Rashawn Slater, LT, Los Angeles Chargers: It might not be the most fun way to build out a team, but left tackle is one of the most important positions in football and in Slater you'd get one of the top young ones. With an 84 overall rating he can grow and he's young enough to grow fast. He's a phenomenal run blocker (93) and good pass blocker (85) who has an 89 impact blocking rating as well -- meaning he'll make a difference. It's not sexy, but it's fundamentally a good strategy.

Teams you do and don't want to play with

Top teams overall: Buccaneers (92), Bills (90), Packers (88), Rams (88)

Bottom teams overall: Texans (74), Giants (75), Seahawks (76)

Top offensive teams: Buccaneers (92), Bills (89), Chargers (88)

Bottom offensive teams: Giants (68), Bears (69), Seahawks (70), Steelers (70)

Top defensive teams: Rams (88), Bills (88), Steelers (87), Packers (87)

Bottom defensive teams: Texans (70), Lions (72), Falcons (73)

Top special teams teams: Ravens (88), Chiefs (87), Bengals (85)

Bottom special teams teams: Jaguars (68), Packers (68), Cowboys (70)

The Buccaneers may be the top team overall, but there's little question the Bills are the most balanced team in the game -- top three in offense and defense -- and potentially the most fun to play with as well with the strongest-armed quarterback in Josh Allen and a dynamic receiver in Stefon Diggs. Playing as the Bills might not be unfair, but it should give you a jump on your friends.

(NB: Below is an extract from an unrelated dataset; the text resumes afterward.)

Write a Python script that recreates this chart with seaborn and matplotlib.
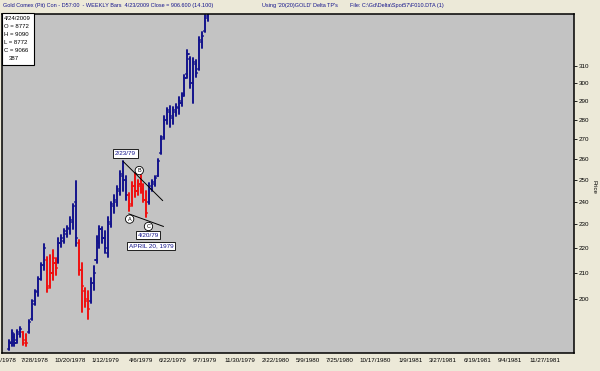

You want a challenge? Go play as the Texans, which need rebuilding a bit of everywhere. Davis Mills could be a fun build as a quarterback in franchise, but in terms of just playing -- only use the Texans if the person you're playing needs a big, big advantage. The difference between Houston and the other bottom teams -- the Giants and Seahawks -- are playmakers. New York has Saquon Barkley, and you could control a game with him, and Seattle has good receivers in DK Metcalf and Tyler Lockett if whichever of Drew Lock and Geno Smith that you use can get them the ball. But with any of those teams ... good luck.